L’obligation de rapporter la preuve du consentement ne peut pas être remplie par la seule présence d’une clause contractuelle engageant l’une des parties à recueillir un consentement valable pour le compte de l’autre partie. En effet, une telle clause ne permet pas à l’organisme de garantir, en toutes circonstances, l’existence d’un consentement valide.
Le contrat pourra, en revanche, être utilisé pour encadrer :
- Les mécanismes mis en place pour permettre de démontrer le recueil d’un consentement valide ;
- La mise à disposition des éléments de preuve au profit de l’organisme qui souhaite se prévaloir du consentement ;
- Le cas échéant, les conditions dans lesquelles ces éléments de preuve doivent être
- conservés notamment afin de conserver leur valeur probante ;
- Les modalités d’audits réguliers des mécanismes de recueil du consentement.
La CNIL rappelle que ces engagements contractuels n’exonèrent pas le responsable du traitement de sa responsabilité, s’il n’est pas en mesure de fournir la preuve du consentement en raison de la défaillance du tiers.
Exceptions : suivi sans consentement
Le consentement n’est pas nécessaire si :
- Le pixel vise uniquement à sécuriser l’authentification (ex : vérification ouverture d’un email de réinitialisation de mot de passe).
- L’usage du pixel vise seulement à calculer des statistiques globales anonymes (sans identifier individuellement les destinataires).
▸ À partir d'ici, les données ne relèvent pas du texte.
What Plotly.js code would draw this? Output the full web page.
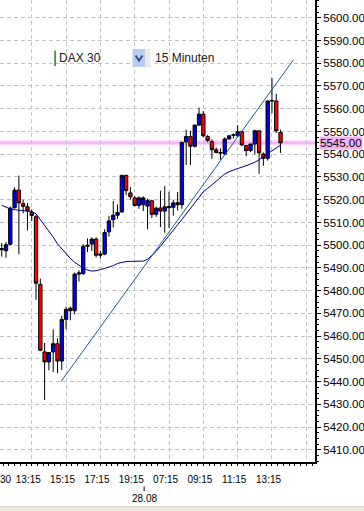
<!DOCTYPE html>
<html><head><meta charset="utf-8">
<script src="https://cdn.plot.ly/plotly-3.0.1.min.js"></script>
<style>html,body{margin:0;padding:0;background:#fff;overflow:hidden}#chart{width:364px;height:511px}</style>
</head><body><div id="chart"></div>
<script>
// ---- data (15-minute bars, DAX 30) ----
const barIndex = [0,1,2,3,4,5,6,7,8,9,10,11,12,13,14,15,16,17,18,19,20,21,22,23,24,25,26,27,28,29,30,31,32,33,34,35,36,37,38,39,40,41,42,43,44,45,46,47,48,49,50,51,52,53,54,55,56,57,58,59,60,61,62,63,64,65];
const openP  = [5498,5497.6,5500.4,5516.5,5524.2,5518.3,5516.9,5514.5,5512.5,5482.8,5453.1,5448.7,5453.1,5456.7,5449.1,5467.4,5472.3,5471.2,5487.3,5487.5,5499.5,5500.5,5502.7,5495.6,5496.1,5505.9,5511.2,5513.2,5514.6,5530.7,5523,5520.8,5517.5,5517.8,5517.2,5519.5,5513.6,5516.4,5515,5516.5,5516.7,5518.7,5517.8,5545.5,5547.8,5543.5,5552.8,5557.6,5547.8,5545.5,5542,5540.5,5540.1,5546.7,5548.4,5548.1,5549.9,5543.8,5541.6,5544.5,5550.3,5540.1,5538.2,5563.4,5563.4,5549.6];
const highP  = [5501,5501.4,5517,5525.5,5530.6,5520,5518.6,5515.7,5513.5,5485.3,5457,5453,5463,5459,5469,5473,5473,5488,5489,5500.5,5503,5503.5,5503.5,5497.5,5507,5512.9,5519.5,5518,5531,5531,5525.5,5521.7,5521.5,5521.5,5520.5,5520,5517,5524,5526,5523.5,5520,5523.4,5545.5,5550.8,5550.3,5553,5560.5,5559,5548.5,5546.6,5543,5542.6,5547.4,5548.5,5549.2,5552.8,5550.3,5544.1,5544.5,5550.8,5550.3,5540.8,5563.6,5573.5,5566.5,5550.8];
const lowP   = [5495,5494.5,5500,5516,5496,5514,5506.5,5510.6,5476,5453.5,5432,5445,5444.2,5443.8,5445.2,5463,5467,5469.6,5484,5487,5497,5497.5,5494.6,5494.2,5495.6,5503.8,5507.8,5511.5,5514.4,5522,5520,5517,5516,5515,5507,5512,5512.5,5508,5505.5,5507.5,5513,5515.3,5516,5535.3,5535.3,5543,5552.5,5547.4,5545.3,5538,5540.4,5537.6,5539.7,5546.5,5546.9,5547.7,5543.5,5539.1,5540.9,5540,5531.4,5535,5537.2,5558,5549.3,5540.6];
const closeP = [5498.5,5500.2,5516.3,5524.2,5518.6,5517.1,5515.1,5513.1,5483.3,5453.8,5448.7,5452.8,5456.7,5449.1,5467.4,5471.8,5471.2,5487.3,5487.8,5499.5,5500,5502.7,5495.6,5496.1,5505.6,5510.7,5513.2,5514.4,5530.7,5524,5521.3,5517.5,5520.8,5520.8,5519.6,5513.6,5516.3,5515,5516.9,5517,5518.6,5517.8,5545.2,5547.8,5543.5,5552.8,5557.6,5548.1,5546,5542,5540.8,5540.7,5546.7,5548.1,5548.5,5549.9,5544.1,5541.6,5544.5,5550.3,5540.6,5538.2,5563.4,5563.6,5550.3,5545];
const maValues = [5517.6,5516.8,5515.9,5515.6,5515.4,5515.2,5515.0,5514.8,5513.8,5511.3,5509.0,5506.5,5503.6,5500.6,5498.5,5496.0,5494.2,5492.5,5491.2,5490.0,5489.1,5488.6,5488.8,5489.2,5489.8,5490.4,5491.0,5492.0,5492.5,5492.8,5492.9,5492.9,5492.9,5493.0,5493.8,5495.5,5497.3,5499.5,5502.0,5504.5,5507.0,5509.0,5511.3,5513.7,5516.2,5518.6,5521.0,5523.5,5525.0,5526.6,5528.1,5529.7,5531.3,5532.3,5533.1,5533.7,5534.3,5534.9,5535.7,5536.5,5537.5,5539.0,5540.2,5541.4,5542.6,5544.0];
const trendX = [13.8, 68];
const trendY = [5440, 5581.5];
const currentPrice = 5545.00;
const timeLabelPos  = [6.2, 14.2, 22.2, 30.2, 38.2, 46.2, 54.2, 62.2];
const timeLabelText = ["13:15","15:15","17:15","19:15","07:15","09:15","11:15","13:15"];
const dayBreakPos = 33.2;
const dayBreakText = "28.08";
const symbolText = "DAX 30";
const periodText = "15 Minuten";

// ---- geometry helpers (pixel -> paper) ----
const PW = 315, PH = 462;
const px = v => v / PW;
const py = v => (PH - v) / PH;
const FONT = "Liberation Sans, Arial, sans-serif";

const candles = {
  type: 'candlestick', x: barIndex, open: openP, high: highP, low: lowP, close: closeP,
  increasing: {line: {color: '#000', width: 1}, fillcolor: '#0000ff'},
  decreasing: {line: {color: '#000', width: 1}, fillcolor: '#ff0000'},
  whiskerwidth: 0, hoverinfo: 'skip'
};
const ma = {type: 'scatter', mode: 'lines', x: barIndex, y: maValues,
  line: {color: '#000080', width: 1}, hoverinfo: 'skip'};
const trend = {type: 'scatter', mode: 'lines', x: trendX, y: trendY, xaxis: 'x2', yaxis: 'y',
  line: {color: '#1f5a96', width: 1}, hoverinfo: 'skip'};

const xr = [-0.4, 73.03];
const gridCol = '#c4c4c4';
const layout = {
  width: 364, height: 511,
  margin: {l: 0, r: 49, t: 0, b: 49, pad: 0},
  paper_bgcolor: '#ffffff', plot_bgcolor: '#ffffff',
  showlegend: false, hovermode: false,
  boxgap: 0.12, boxgroupgap: 0.12,
  font: {family: FONT, color: '#000'},
  xaxis: {
    range: xr, tickmode: 'array', tickvals: timeLabelPos, ticktext: timeLabelText,
    showgrid: false, zeroline: false, showline: true, linecolor: '#000', linewidth: 2,
    ticks: 'outside', ticklen: 7, tickcolor: 'rgba(0,0,0,0)',
    tickfont: {family: FONT, size: 10, color: '#000'},
    rangeslider: {visible: false}, fixedrange: true
  },
  xaxis2: {
    range: xr, overlaying: 'x', anchor: 'y', side: 'bottom',
    tickmode: 'linear', tick0: 7, dtick: 8, showticklabels: false,
    showgrid: true, gridcolor: gridCol, griddash: '4px,3px', gridwidth: 1,
    ticks: 'outside', ticklen: 3, tickcolor: '#000',
    minor: {tick0: 7, dtick: 8/6, ticks: 'outside', ticklen: 3, tickcolor: '#000', showgrid: false},
    zeroline: false, showline: false, fixedrange: true
  },
  yaxis: {
    side: 'right', range: [5404.7, 5607.8], tickmode: 'linear', tick0: 5400, dtick: 10,
    tickformat: '.2f', ticks: 'outside', ticklen: 4, tickcolor: '#000',
    showline: true, linecolor: '#000', linewidth: 2,
    showgrid: true, gridcolor: gridCol, griddash: '4px,3px', gridwidth: 1, zeroline: false,
    tickfont: {family: FONT, size: 11.5, color: '#000'},
    minor: {dtick: 2.5, ticks: 'outside', ticklen: 2, tickcolor: '#000', showgrid: false},
    fixedrange: true
  },
  shapes: [
    {type: 'line', xref: 'paper', x0: 0, x1: 1, yref: 'y', y0: currentPrice, y1: currentPrice,
      line: {color: 'rgba(245,175,245,0.55)', width: 5}, layer: 'below'},
    {type: 'line', xref: 'paper', x0: 0, x1: 1, yref: 'y', y0: currentPrice, y1: currentPrice,
      line: {color: '#e79be7', width: 1}, layer: 'below'},
    // legend decorations
    {type: 'rect', xref: 'paper', yref: 'paper', x0: px(54.3), x1: px(55.9), y0: py(66), y1: py(50.5),
      fillcolor: '#2c8c2c', line: {width: 0}},
    {type: 'rect', xref: 'paper', yref: 'paper', x0: px(132.5), x1: px(145.5), y0: py(67), y1: py(49),
      fillcolor: '#b7cdf1', line: {width: 0}},
    {type: 'rect', xref: 'paper', yref: 'paper', x0: px(145.5), x1: px(150.5), y0: py(67), y1: py(49),
      fillcolor: '#ecebe4', line: {width: 0}},
    {type: 'path', xref: 'paper', yref: 'paper',
      path: `M ${px(135.5)} ${py(55.5)} L ${px(139)} ${py(60.5)} L ${px(142.5)} ${py(55.5)}`,
      line: {color: '#2b4f86', width: 2}},
    // day separator tick
    {type: 'line', xref: 'x', yref: 'paper', x0: dayBreakPos, x1: dayBreakPos, y0: py(486.5), y1: py(491),
      line: {color: '#000', width: 1}},
    // window bottom band
    {type: 'rect', xref: 'paper', yref: 'paper', x0: 0, x1: px(364), y0: py(520), y1: py(506.5),
      fillcolor: '#ebe9df', line: {width: 0}},
    {type: 'line', xref: 'paper', yref: 'paper', x0: 0, x1: px(364), y0: py(506.5), y1: py(506.5),
      line: {color: '#d6d3c8', width: 1}}
  ],
  annotations: [
    {xref: 'paper', yref: 'paper', x: px(57), y: py(58), xanchor: 'left', yanchor: 'middle',
      text: symbolText, showarrow: false, font: {family: FONT, size: 12, color: '#202020'}},
    {xref: 'paper', yref: 'paper', x: px(152.5), y: py(58), xanchor: 'left', yanchor: 'middle',
      text: periodText, showarrow: false, font: {family: FONT, size: 12, color: '#202020'}},
    {xref: 'paper', yref: 'y', x: 1, y: currentPrice, xanchor: 'left', yanchor: 'middle', xshift: 4,
      text: currentPrice.toFixed(2), showarrow: false, bgcolor: '#f4b2f4', borderpad: 0,
      font: {family: FONT, size: 11.5, color: '#000'}},
    {xref: 'paper', yref: 'paper', x: 0, y: py(480), xanchor: 'left', yanchor: 'middle', xshift: -2,
      text: '30', showarrow: false, font: {family: FONT, size: 10, color: '#000'}},
    {xref: 'x', yref: 'paper', x: dayBreakPos, y: py(498), xanchor: 'center', yanchor: 'middle',
      text: dayBreakText, showarrow: false, font: {family: FONT, size: 10, color: '#000'}}
  ]
};

Plotly.newPlot('chart', [candles, ma, trend], layout, {staticPlot: true, displayModeBar: false});
</script>
</body></html>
Il faut alors utiliser un pixel identique pour toute la campagne et pas de segmentation individuelle.
Conclusion
Les pixels de suivi, bien que discrets et utiles pour évaluer la performance des campagnes de communication, représentent un véritable enjeu de confidentialité. Leur utilisation implique la collecte de données personnelles souvent à l’insu des destinataires, ce qui nécessite un encadrement strict afin de garantir le respect de la vie privée. C’est pourquoi la CNIL impose des règles précises : informer clairement les personnes concernées, recueillir leur consentement explicite, leur offrir une possibilité de retrait simple et conserver la preuve de ce consentement.
Ainsi, toute organisation souhaitant utiliser des pixels de suivi doit adopter une approche responsable et transparente, en intégrant la protection des données dès la conception de ses campagnes. En définitive, le respect des bonnes pratiques n’est pas seulement une obligation légale, mais aussi un gage de confiance et de crédibilité auprès des utilisateurs.